Review – Ready Player One (2018)
Directed by: Steven Spielberg
Produced by: Steven Spielberg & Ernest Cline
Release Date: March 28th 2018 (UK)
Writing a review for Ready Player one is a task that requires several viewings of the movie due to all of all of the references and Easter eggs etc that are present in the film to take in. So please take comfort in knowing that I had to suffer for the sake of this review. After watching the movie a couple more times and watching a bunch of Easter egg videos on Youtube, I now feel more equipped to discuss the film.
First off, I have never read the book that this film is based on. It has been recommended to me quite a few times, but I have never gotten around to reading it, so I went into this movie with no pre-conceived ideas of what it was going to be other than what I had seen in the various trailers.
Let’s start with the good stuff. Although I have some issues with the overabundance of CGI onscreen, as a 3D animator myself I was extremely impressed at the sheer quality of the animation in the movie. I know that this thing had a pretty high budget behind it, but still the level of quality in the animation is really high throughout the film.
The references are also pretty cool, at least for the first third of the movie but the novelty of seeing some of your favourite pop culture characters does wear off after a while and ends up feeling like a cheap gimmick before too long. Finally, if all you are looking for is a big dumb fun blockbuster, then this movie provides that in spades.
Ok, onto the stuff that bothered me. As I said above, although the quality of the CGI is pretty incredible, the vast amount of it gets tiresome after a while. I also didn’t like the character designs at all; Parzival looks like a rejected piece of Final Fantasy artwork and Art3mis looks like a stereotypical version of a what a middle aged man thinks a cool hacker looks like with a weird resemblance to a feline.
Aech just looked chunky and awkward, like something from a last-gen Gears Of War game, I-R0k’s weird, edgy, fantasy-based design didn’t fit his voice or the tone of the scenes he appeared in and Sorrento’s avatar just looked distractingly like a dastardly Clark Kent for some reason. Also, these original character designs seemed oddly out of place being surrounded by other characters from franchises that we already know like DC and Mortal Kombat, none of it meshed well at all.
It also really annoyed me how they kept touching on the idea that someone in the Oasis might not necessarily look the same as they do in real life and if you ever met them in real life you would be sorely disappointed, only for the reason for all of this to be a small birthmark on Olivia Cooke’s character’s face. The way that they make her out to some sort of beast-like monster because of a minor skin-irregularity is ridiculous and also slightly offensive.

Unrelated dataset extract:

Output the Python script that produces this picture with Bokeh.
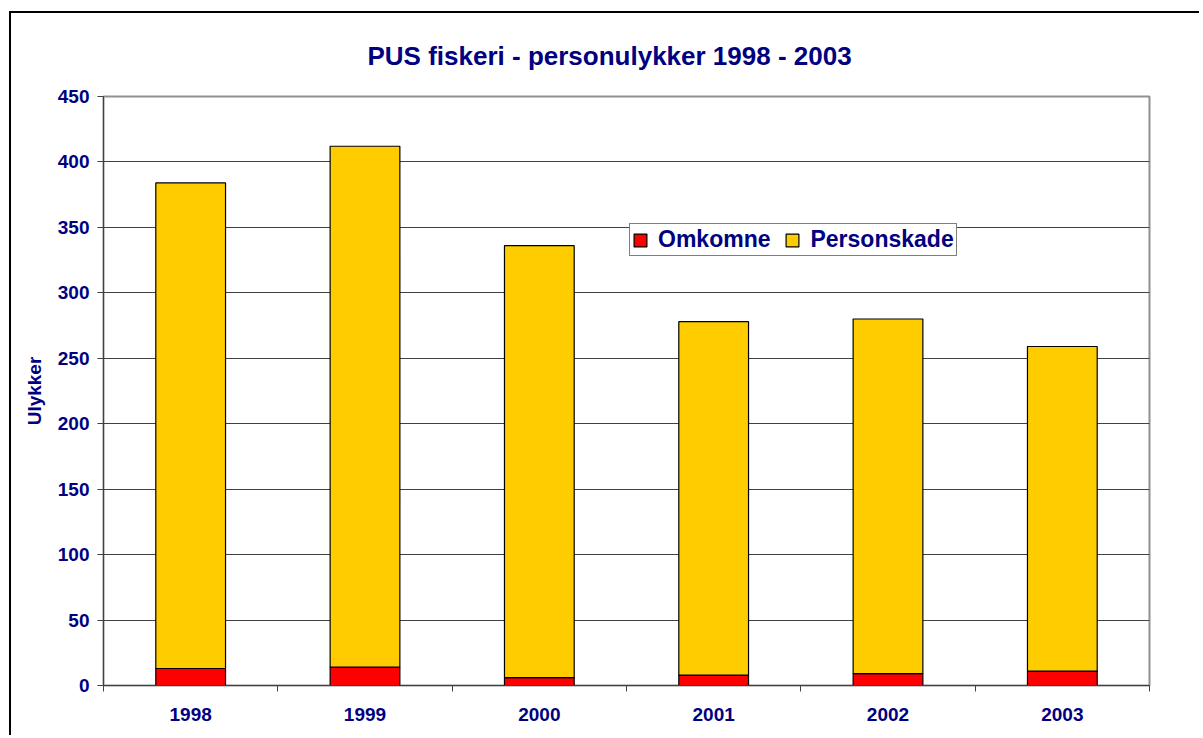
from bokeh.plotting import figure
from bokeh.models import ColumnDataSource, FixedTicker, Legend, LegendItem, Range1d
from bokeh.embed import file_html
from bokeh.resources import INLINE

years = ["1998", "1999", "2000", "2001", "2002", "2003"]
omkomne = [13, 14, 6, 8, 9, 11]
personskade = [371, 398, 330, 270, 271, 248]
y_ticks = [0, 50, 100, 150, 200, 250, 300, 350, 400, 450]
title_text = "PUS fiskeri - personulykker 1998 - 2003"

NAVY = "#000080"
FONT = "Liberation Sans"

x = [i + 0.5 for i in range(len(years))]
src = ColumnDataSource(dict(x=x, omkomne=omkomne, personskade=personskade))

p = figure(width=1190, height=724, output_backend="svg", toolbar_location=None,
           x_range=Range1d(0, len(years)), y_range=Range1d(0, 450),
           min_border_left=92, min_border_top=83, min_border_right=52, min_border_bottom=52)
p.styles = {"border-left": "2px solid black", "border-top": "2px solid black",
            "margin-left": "9px", "margin-top": "11px"}

renderers = p.vbar_stack(["omkomne", "personskade"], x="x", width=0.4, source=src,
                         fill_color=["#FF0000", "#FFCC00"], line_color="black", line_width=1.2)

# title
p.title.text = title_text
p.title.text_font = FONT
p.title.text_font_size = "26px"
p.title.text_font_style = "bold"
p.title.text_color = NAVY
p.title.align = "left"
p.title.offset = 264
p.title.vertical_align = "top"
p.title.standoff = 48

p.outline_line_color = "#909090"
p.outline_line_width = 2
p.background_fill_color = "white"
p.border_fill_color = "white"

# y axis
ya = p.yaxis[0]
ya.ticker = FixedTicker(ticks=y_ticks)
ya.axis_label = "Ulykker"
ya.axis_label_text_font = FONT
ya.axis_label_text_font_size = "19px"
ya.axis_label_text_font_style = "bold"
ya.axis_label_text_color = NAVY
ya.axis_label_standoff = 10
ya.major_label_text_font = FONT
ya.major_label_text_font_size = "19px"
ya.major_label_text_font_style = "bold"
ya.major_label_text_color = NAVY
ya.major_label_standoff = 8
ya.major_tick_out = 6
ya.major_tick_in = 0
ya.minor_tick_out = 0
ya.minor_tick_in = 0
ya.axis_line_color = "#404040"
ya.major_tick_line_color = "#404040"

# x axis
xa = p.xaxis[0]
xa.ticker = FixedTicker(ticks=x, minor_ticks=list(range(len(years) + 1)))
xa.major_label_overrides = {xi: y for xi, y in zip(x, years)}
xa.major_label_text_font = FONT
xa.major_label_text_font_size = "19px"
xa.major_label_text_font_style = "bold"
xa.major_label_text_color = NAVY
xa.major_label_standoff = 16
xa.major_tick_out = 0
xa.major_tick_in = 0
xa.minor_tick_out = 6
xa.minor_tick_in = 0
xa.minor_tick_line_color = "#404040"
xa.axis_line_color = "#404040"

# grid
p.xgrid.visible = False
p.ygrid.ticker = FixedTicker(ticks=[t for t in y_ticks if 0 < t < 450])
p.ygrid.grid_line_color = "#404040"
p.ygrid.grid_line_width = 1

legend = Legend(items=[LegendItem(label="Omkomne", renderers=[renderers[0]]),
                       LegendItem(label="Personskade", renderers=[renderers[1]])],
                orientation="horizontal", location=(526, 429))
legend.label_text_font = FONT
legend.label_text_font_size = "23px"
legend.label_text_font_style = "bold"
legend.label_text_color = NAVY
legend.glyph_width = 16
legend.glyph_height = 16
legend.label_standoff = 10
legend.spacing = 14
legend.padding = 2
legend.margin = 0
legend.border_line_color = "black"
legend.border_line_width = 1
legend.background_fill_alpha = 1
p.add_layout(legend, "center")

open("out.html", "w").write(file_html(p, INLINE))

Also, we are told during the movie’s opening sequence that the Oasis is a worldwide thing, where people from anywhere on the planet can meet up online and fight together or kill each other for coins. Then halfway through the movie, all of the characters meet up in a small ice cream truck in the real world and it turns out that they all live within a few miles of each other. It just made the whole thing feel really small scale. Another issue is that the movie is only 3 years old at this point and it already feels terribly dated. I don’t see this movie ageing very well in the long term at all and this is both due to the CGI and the references that they choose to include.
Lastly, as I said earlier, if what you want out of this movie is mindless fun, then you’ll walk away satisfied, but the problem with that is that the movie seems to want to be more than that. The way that the movie treats itself and the way it was marketed along with the fact that it’s got Spielberg in the director’s chair, signifies that the filmmakers were intending for this to be this generation’s Back To The Future or Star Wars and on that front it totally fails.
In these other movies that this film is aspiring to be, you care about what happens to the characters and want to see where they go, whereas here the audience cares way more about seeing the next popular franchise references than anything that happens to the main characters at the heart of this story and once you’ve seen the film, you are going to leave talking about the characters that appeared from outside franchises rather than the ones created for this story. The characters are also instantly forgettable, for example I have seen this film more than five times now and still couldn’t tell you the real world names of any of the characters other than Wade Watts and Sorrento and that’s only because he has the same name in the real world as he does in the Oasis.
I also don’t care if I never see any of these characters again if I’m being honest. Apparently there is a sequel movie to this already in the early stages of development, as the first movie made a bunch of money at the box office and there is apparently a sequel book in the works, but frankly I wouldn’t care if I never saw any of these characters again and I don’t care where the story is going either.
In conclusion, upon revisiting Ready Player One for review, it doesn’t achieve the goal that it sets for itself of being a modern sci-fi classic, but there is a lot of fun to be had here along with some impressive animation to boot. The movie has a fairly shallow, hollow feel to it throughout, as if we are scratching the surface of something potentially engaging and worth investing in, but the filmmakers constantly keep distracting us with flashy visuals and obscure pop culture references. If the movie was committed to telling a more original story rather than being obsessed with the 80’s classics it is exploiting, then it may be more worthwhile. Also, it’s certainly not one of Spielberg’s best, frankly it is probably closer in quality to Kingdom Of The Crystal Skull than it is to Raiders Of The Lost Ark.